• **WHAT IS NEEDED**:
Output exactly the lines from the line containing "Recreate this image" through the line containing "ax.spines['bottom'].set_linewidth(1)", inclusive, and omit any pictures.

(Source code of charts)
---------------

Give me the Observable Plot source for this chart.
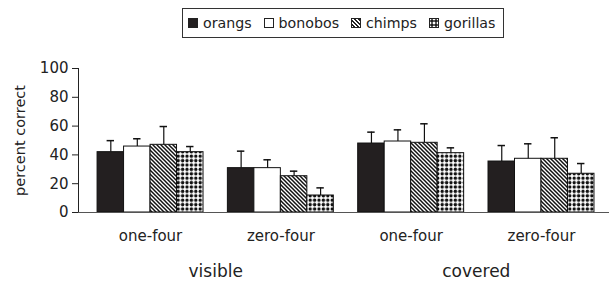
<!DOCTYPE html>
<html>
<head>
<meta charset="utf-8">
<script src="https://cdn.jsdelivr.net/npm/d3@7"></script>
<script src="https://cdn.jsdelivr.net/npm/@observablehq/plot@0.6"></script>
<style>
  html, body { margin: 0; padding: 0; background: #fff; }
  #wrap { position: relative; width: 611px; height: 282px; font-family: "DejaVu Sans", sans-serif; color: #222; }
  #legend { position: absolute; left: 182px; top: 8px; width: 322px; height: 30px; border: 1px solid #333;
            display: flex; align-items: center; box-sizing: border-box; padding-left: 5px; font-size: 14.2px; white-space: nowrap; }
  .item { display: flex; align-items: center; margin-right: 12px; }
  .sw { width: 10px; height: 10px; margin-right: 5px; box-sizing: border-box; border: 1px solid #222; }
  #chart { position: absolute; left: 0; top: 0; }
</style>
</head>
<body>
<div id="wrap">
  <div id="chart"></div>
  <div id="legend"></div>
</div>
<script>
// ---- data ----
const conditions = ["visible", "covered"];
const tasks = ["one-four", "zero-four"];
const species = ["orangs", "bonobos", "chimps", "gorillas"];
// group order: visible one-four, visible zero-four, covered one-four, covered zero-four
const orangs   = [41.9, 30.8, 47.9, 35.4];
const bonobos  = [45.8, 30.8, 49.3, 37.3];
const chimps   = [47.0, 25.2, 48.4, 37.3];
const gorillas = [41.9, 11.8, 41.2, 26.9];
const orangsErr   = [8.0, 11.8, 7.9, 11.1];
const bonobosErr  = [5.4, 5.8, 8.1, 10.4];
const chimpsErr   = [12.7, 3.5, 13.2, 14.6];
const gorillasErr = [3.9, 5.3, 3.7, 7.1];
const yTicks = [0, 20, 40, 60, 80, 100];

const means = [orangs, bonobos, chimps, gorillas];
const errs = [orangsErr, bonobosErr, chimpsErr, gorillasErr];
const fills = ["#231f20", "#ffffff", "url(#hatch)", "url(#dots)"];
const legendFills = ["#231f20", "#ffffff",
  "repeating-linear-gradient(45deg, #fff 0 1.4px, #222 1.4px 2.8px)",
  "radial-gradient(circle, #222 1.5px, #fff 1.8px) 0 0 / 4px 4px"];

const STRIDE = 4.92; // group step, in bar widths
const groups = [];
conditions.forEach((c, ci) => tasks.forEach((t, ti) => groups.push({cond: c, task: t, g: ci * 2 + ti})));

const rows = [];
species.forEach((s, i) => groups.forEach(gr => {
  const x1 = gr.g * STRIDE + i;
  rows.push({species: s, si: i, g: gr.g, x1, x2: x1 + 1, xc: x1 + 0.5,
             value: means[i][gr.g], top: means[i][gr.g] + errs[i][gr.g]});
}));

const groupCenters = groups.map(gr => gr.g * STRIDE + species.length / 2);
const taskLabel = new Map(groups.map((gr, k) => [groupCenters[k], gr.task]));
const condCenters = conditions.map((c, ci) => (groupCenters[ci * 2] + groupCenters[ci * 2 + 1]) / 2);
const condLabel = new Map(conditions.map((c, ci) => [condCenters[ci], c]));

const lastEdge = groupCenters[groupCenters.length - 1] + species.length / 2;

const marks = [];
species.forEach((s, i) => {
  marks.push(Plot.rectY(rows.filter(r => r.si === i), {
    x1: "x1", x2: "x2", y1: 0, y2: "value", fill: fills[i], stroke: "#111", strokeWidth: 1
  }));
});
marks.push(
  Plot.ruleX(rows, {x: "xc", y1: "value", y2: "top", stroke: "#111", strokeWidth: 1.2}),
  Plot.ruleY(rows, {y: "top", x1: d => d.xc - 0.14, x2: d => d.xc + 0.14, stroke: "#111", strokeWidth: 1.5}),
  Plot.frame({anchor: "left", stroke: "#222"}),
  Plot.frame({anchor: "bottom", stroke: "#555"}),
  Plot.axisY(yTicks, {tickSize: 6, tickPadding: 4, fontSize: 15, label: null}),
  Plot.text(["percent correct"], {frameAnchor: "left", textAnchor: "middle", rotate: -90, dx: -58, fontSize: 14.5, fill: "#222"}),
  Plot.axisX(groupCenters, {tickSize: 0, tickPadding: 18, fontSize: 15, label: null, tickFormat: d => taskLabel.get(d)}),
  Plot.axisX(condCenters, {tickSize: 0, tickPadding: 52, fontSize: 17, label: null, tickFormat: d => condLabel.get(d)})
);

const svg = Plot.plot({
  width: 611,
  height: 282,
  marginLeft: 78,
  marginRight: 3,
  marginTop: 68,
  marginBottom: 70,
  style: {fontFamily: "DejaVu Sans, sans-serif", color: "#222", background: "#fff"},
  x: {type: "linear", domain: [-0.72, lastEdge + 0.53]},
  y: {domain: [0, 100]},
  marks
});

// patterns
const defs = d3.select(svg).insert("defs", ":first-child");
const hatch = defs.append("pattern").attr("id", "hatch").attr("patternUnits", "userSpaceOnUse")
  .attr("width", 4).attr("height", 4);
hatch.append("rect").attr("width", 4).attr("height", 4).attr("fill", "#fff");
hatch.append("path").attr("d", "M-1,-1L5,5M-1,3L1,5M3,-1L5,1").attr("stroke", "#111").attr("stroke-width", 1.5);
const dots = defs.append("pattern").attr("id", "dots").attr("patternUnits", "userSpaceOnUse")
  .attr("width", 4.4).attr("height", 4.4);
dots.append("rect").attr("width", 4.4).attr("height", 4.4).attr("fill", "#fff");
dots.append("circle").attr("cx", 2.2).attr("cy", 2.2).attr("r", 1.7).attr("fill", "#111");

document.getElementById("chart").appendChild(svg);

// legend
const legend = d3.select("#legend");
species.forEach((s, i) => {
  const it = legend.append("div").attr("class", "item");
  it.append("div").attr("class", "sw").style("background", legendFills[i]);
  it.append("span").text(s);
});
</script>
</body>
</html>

---------------

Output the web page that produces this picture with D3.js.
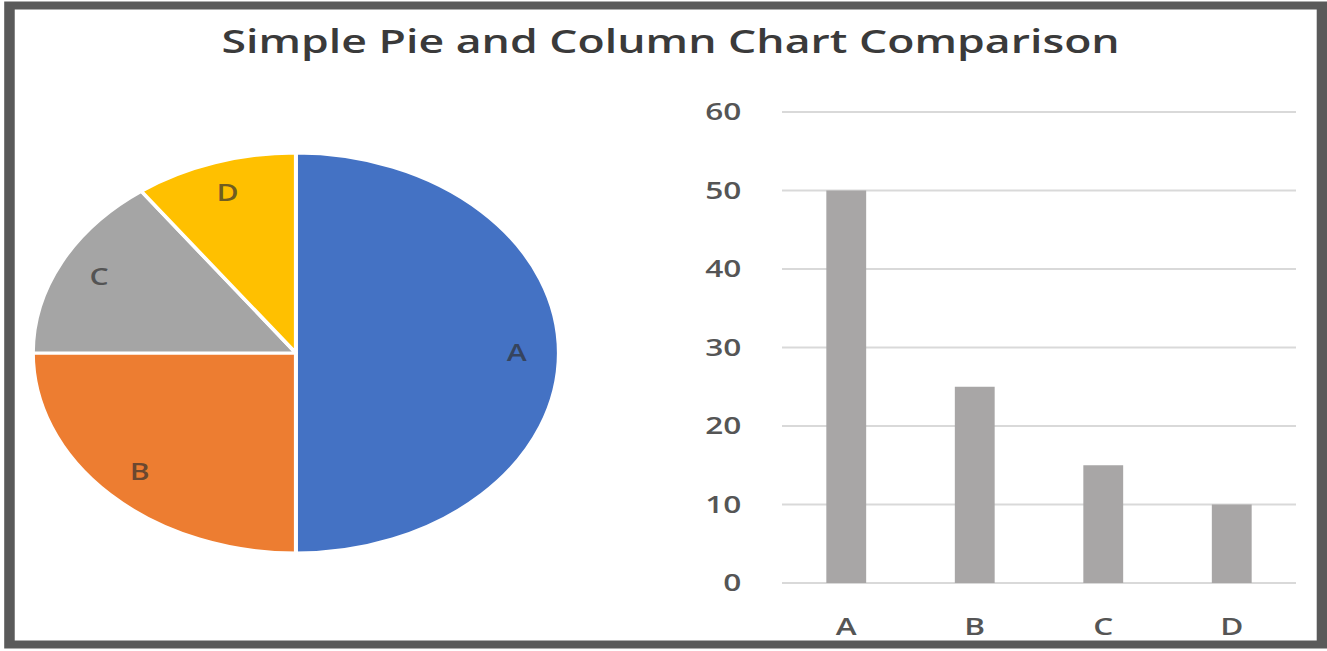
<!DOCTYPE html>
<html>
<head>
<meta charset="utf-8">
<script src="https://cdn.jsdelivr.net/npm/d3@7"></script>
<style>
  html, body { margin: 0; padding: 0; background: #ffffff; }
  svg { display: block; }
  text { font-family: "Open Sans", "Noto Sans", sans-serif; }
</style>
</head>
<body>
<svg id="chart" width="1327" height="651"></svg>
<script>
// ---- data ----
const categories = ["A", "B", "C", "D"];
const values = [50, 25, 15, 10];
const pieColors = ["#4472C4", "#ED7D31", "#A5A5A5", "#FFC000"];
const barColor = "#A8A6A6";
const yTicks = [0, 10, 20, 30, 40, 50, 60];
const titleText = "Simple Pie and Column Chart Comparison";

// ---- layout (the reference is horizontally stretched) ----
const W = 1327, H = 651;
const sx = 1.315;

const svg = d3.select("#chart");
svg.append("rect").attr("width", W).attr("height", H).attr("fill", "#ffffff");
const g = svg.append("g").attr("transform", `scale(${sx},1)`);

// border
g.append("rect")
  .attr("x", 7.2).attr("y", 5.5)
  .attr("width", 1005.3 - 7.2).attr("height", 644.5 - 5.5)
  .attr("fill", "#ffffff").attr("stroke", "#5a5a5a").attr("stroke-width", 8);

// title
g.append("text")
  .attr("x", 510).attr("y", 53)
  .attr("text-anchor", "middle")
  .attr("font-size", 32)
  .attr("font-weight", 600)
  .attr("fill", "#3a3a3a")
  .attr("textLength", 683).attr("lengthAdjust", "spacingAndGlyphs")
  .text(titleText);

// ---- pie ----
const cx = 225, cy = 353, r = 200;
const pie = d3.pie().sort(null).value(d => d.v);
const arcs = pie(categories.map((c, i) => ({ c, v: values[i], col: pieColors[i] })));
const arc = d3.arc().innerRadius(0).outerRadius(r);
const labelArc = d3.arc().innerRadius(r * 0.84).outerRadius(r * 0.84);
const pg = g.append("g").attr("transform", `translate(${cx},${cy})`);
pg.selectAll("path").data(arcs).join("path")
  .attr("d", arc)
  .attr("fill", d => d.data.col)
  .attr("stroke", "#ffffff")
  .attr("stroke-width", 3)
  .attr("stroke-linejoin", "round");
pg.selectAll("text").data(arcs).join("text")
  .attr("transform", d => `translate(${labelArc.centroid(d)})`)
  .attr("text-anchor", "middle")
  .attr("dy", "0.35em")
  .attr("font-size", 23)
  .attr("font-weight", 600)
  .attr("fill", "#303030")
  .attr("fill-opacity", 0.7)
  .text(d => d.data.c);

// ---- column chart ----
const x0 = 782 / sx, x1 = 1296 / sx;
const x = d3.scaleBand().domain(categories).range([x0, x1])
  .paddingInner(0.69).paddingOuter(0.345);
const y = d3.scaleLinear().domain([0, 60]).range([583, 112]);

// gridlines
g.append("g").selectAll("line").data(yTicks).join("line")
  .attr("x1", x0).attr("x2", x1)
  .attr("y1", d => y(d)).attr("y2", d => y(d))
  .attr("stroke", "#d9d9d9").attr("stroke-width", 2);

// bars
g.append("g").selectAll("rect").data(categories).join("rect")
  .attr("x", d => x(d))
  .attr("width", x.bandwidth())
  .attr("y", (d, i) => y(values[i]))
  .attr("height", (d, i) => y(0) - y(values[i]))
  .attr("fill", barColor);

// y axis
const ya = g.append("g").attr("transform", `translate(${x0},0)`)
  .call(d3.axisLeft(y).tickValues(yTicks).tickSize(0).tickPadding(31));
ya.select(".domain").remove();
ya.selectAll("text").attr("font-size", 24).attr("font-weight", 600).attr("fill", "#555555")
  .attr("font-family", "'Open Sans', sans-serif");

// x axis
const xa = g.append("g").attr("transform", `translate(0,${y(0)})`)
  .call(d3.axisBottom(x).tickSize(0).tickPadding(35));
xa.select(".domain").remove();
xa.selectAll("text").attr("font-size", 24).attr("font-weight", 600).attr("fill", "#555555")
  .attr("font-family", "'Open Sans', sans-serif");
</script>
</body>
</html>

---------------

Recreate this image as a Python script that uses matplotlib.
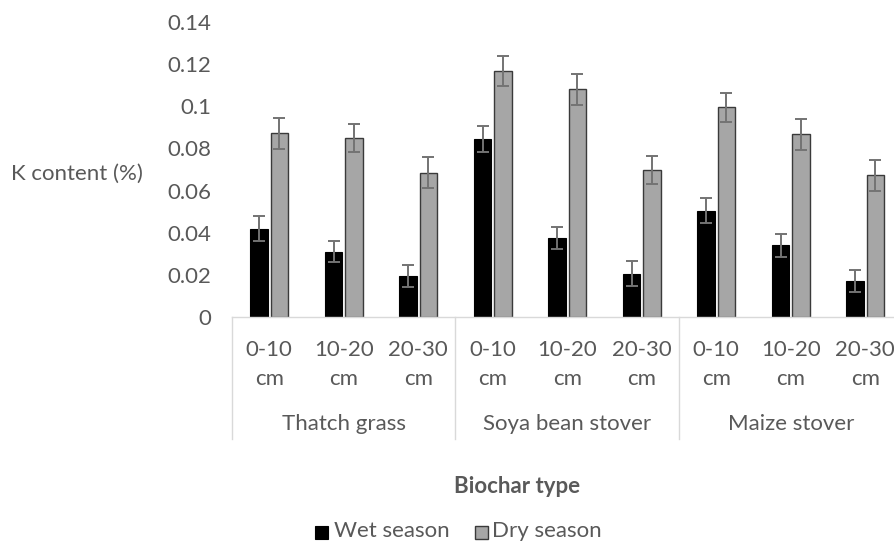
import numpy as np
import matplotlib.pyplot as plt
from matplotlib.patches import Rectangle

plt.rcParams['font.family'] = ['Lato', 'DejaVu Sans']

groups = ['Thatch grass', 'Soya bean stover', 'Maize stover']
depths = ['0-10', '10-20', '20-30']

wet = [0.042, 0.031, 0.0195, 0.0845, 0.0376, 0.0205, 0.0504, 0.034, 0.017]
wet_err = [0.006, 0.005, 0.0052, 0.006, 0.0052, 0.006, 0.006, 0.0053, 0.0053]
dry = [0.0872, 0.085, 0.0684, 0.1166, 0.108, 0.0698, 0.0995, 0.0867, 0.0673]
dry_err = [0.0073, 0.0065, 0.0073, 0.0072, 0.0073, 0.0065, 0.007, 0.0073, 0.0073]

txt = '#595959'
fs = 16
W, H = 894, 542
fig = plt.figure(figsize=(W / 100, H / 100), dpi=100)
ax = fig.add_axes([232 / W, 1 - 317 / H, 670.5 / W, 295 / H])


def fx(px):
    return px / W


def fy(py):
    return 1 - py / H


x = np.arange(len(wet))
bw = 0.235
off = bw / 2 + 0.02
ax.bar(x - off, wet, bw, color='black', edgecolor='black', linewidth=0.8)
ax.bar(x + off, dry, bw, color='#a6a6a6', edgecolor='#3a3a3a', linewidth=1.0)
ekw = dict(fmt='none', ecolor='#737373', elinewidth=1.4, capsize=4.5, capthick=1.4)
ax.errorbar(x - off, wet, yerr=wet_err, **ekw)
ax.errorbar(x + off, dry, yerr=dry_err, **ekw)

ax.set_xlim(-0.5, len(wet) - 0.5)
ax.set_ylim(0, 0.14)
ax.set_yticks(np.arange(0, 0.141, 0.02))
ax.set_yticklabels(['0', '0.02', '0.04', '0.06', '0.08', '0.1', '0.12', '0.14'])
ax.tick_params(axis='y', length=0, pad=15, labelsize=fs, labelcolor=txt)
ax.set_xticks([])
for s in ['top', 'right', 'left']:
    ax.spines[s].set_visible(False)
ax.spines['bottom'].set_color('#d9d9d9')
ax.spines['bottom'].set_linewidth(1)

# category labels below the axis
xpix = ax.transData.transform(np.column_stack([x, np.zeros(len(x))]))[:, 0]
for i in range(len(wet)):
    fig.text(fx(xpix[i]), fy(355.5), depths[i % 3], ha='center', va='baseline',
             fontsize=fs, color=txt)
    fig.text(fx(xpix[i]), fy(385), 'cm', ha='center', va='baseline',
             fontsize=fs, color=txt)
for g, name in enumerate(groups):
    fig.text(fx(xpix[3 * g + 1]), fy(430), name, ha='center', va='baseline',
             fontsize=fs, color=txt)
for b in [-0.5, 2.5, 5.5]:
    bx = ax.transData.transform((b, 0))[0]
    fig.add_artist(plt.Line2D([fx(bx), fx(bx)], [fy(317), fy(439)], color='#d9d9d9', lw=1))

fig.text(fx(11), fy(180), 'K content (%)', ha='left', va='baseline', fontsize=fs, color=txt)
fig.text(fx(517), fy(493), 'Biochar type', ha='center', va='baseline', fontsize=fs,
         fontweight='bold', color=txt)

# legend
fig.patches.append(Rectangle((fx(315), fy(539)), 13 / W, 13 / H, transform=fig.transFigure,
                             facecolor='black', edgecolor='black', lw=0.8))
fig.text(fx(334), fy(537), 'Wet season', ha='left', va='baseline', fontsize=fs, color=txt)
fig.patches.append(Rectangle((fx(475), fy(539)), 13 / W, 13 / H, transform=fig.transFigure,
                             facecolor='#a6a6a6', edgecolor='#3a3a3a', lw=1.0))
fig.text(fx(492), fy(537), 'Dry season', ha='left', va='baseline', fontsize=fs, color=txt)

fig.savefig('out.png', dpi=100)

---------------

• **SOLUTION FOR THIS PROBLEM**:
Recreate this image as a Python script that uses matplotlib.
import numpy as np
import matplotlib.pyplot as plt
from matplotlib.patches import Rectangle

plt.rcParams['font.family'] = ['Lato', 'DejaVu Sans']

groups = ['Thatch grass', 'Soya bean stover', 'Maize stover']
depths = ['0-10', '10-20', '20-30']

wet = [0.042, 0.031, 0.0195, 0.0845, 0.0376, 0.0205, 0.0504, 0.034, 0.017]
wet_err = [0.006, 0.005, 0.0052, 0.006, 0.0052, 0.006, 0.006, 0.0053, 0.0053]
dry = [0.0872, 0.085, 0.0684, 0.1166, 0.108, 0.0698, 0.0995, 0.0867, 0.0673]
dry_err = [0.0073, 0.0065, 0.0073, 0.0072, 0.0073, 0.0065, 0.007, 0.0073, 0.0073]

txt = '#595959'
fs = 16
W, H = 894, 542
fig = plt.figure(figsize=(W / 100, H / 100), dpi=100)
ax = fig.add_axes([232 / W, 1 - 317 / H, 670.5 / W, 295 / H])


def fx(px):
    return px / W


def fy(py):
    return 1 - py / H


x = np.arange(len(wet))
bw = 0.235
off = bw / 2 + 0.02
ax.bar(x - off, wet, bw, color='black', edgecolor='black', linewidth=0.8)
ax.bar(x + off, dry, bw, color='#a6a6a6', edgecolor='#3a3a3a', linewidth=1.0)
ekw = dict(fmt='none', ecolor='#737373', elinewidth=1.4, capsize=4.5, capthick=1.4)
ax.errorbar(x - off, wet, yerr=wet_err, **ekw)
ax.errorbar(x + off, dry, yerr=dry_err, **ekw)

ax.set_xlim(-0.5, len(wet) - 0.5)
ax.set_ylim(0, 0.14)
ax.set_yticks(np.arange(0, 0.141, 0.02))
ax.set_yticklabels(['0', '0.02', '0.04', '0.06', '0.08', '0.1', '0.12', '0.14'])
ax.tick_params(axis='y', length=0, pad=15, labelsize=fs, labelcolor=txt)
ax.set_xticks([])
for s in ['top', 'right', 'left']:
    ax.spines[s].set_visible(False)
ax.spines['bottom'].set_color('#d9d9d9')
ax.spines['bottom'].set_linewidth(1)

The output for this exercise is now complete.